1. Which do you love the most, teaching classes, writing cookbooks or leading tours to India?
Oh dear, tough one. I do enjoy all of them equally! Ten years ago when I questioned myself as to what I wanted to do in life, the answer was “Indian food: research, teach, write and travel.” And I am incredibly lucky to have fulfilled that dream!
2. How did you come up with the idea to write a cookbook that features dishes with 5 spices?
This cookbook was inspired by my students, many of whom simply didn’t have the time to create elaborate Indian recipes requiring numerous spices and steps. I wanted to write a cookbook that would simplify Indian cooking without compromising on the taste. And since many Indians cook like this at home, it wasn’t much of a stretch.
3. Did you consider including any other spices? If you had chosen 6 or 7 spices what would you have added?
Actually, no. These five go together so well, any other selected at random would disrupt the harmony.
4. What are the biggest misconceptions about Indian food?
That it HAS to be spicy. That it’s greasy. “Curry.”

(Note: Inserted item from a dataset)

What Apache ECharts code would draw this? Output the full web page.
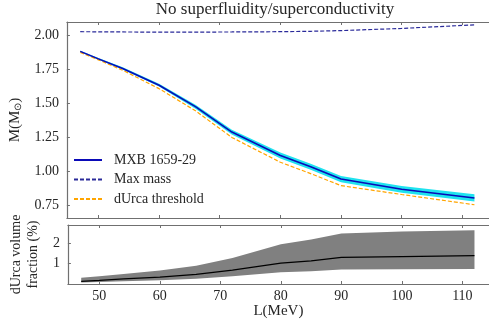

5. How would you characterize the Indian food available in Bay Area restaurants?
It’s typical “restaurant” food i.e food that for generations has been served only in restaurants, like Tandoori chicken. But things are definitely changing and there is a crop of new places that’s serving up more regional fare.
6. What are the most important techniques for students of Indian cuisine to learn?
Tadka — the technique of infusing hot oil or ghee with spices is one of the cornerstones of Indian cooking. And it is essential that one learns to do it just right. I’ve attempted to make it very straightforward in the book. There are others — like, just how much to brown the onions for a curry, or how to toast spices correctly, but the tadka to me is foremost.
7. What’s your favorite dish in the book?
Another tough one, there’s several. The Mild Fish Stew with Potatoes because it has one spice — an Indian dish with ONE spice?! Thalipeeth — because it showcases a different bread other than Naan. Crispy Okra Raita because I make okra haters into okra-lovers with it…. I could go on and pretty much I’d be at all 50! Just goes to show these 50 were really chosen with much care… so many things I want to convey to people with this collection.